The Twournal could evolve its focus based on the demographics of its followers, taken from data available in Twitter, to tailor what it publishes to that group, while tagging tweets with subject hashtags to allow greater clarity on points of interest. And how will peer review work? If a tweeted article obtains 20 short peer-reviews that all say the article is worthy of publication, is this any less valuable than three longer reviews which exhibit greater equivocation?

Another link in the chain

Any Twitter journal also needs to figure out its place in the publishing chain. Presently, it works a bit like this:

1. Do the research
2. Speak about it at a conference
3. Submit it to a journal
4. Publish a working paper online
5. Get accepted by a journal and publish an online first version
6. Publish to digital
7. Publish to print
8. Tweet about it

Twournal inverts the chain, starting with the tweet, but we have to figure out whether that tweet replaces the 5,000 word article or whether it can become a format in its own right that conveys an appropriate level of depth. Publishing to Twitter could precede online first publication, a kind of teaser for fuller publication. The tweet might become the first step towards a more fleshed-out process, the end of which is the publication of your dataset. But evidence shows that those studies which publish their raw data – a growing trend – are also more highly cited.
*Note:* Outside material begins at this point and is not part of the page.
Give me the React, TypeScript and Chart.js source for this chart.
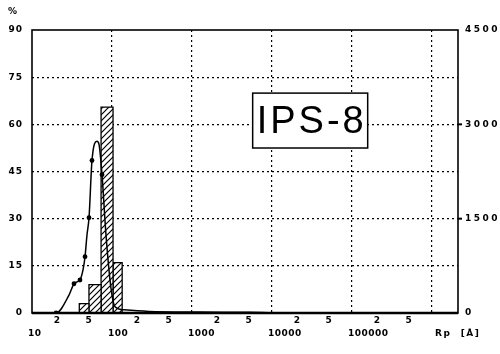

If you are wondering how to condense your 5,000 word article into 140 characters, bear in mind the following. The brevity of format does not determine the degree of truth it can convey. We just need to develop better conventions to pack more into a tweet than we do presently. You can already attach a video or an image to a tweet. How much more might be possible with the right attachments, annotations and language?

What distinguishes this publishing era from previous ones is that protocols are crowdsourced by the wider community. All systems require some time to perfect, but the twournal offers a different system of reviewing, publishing, and valuing work that may just cohere with the way our attention economy is developing. As the volume of journal articles published doubles every 20 years, we need to give this serious consideration.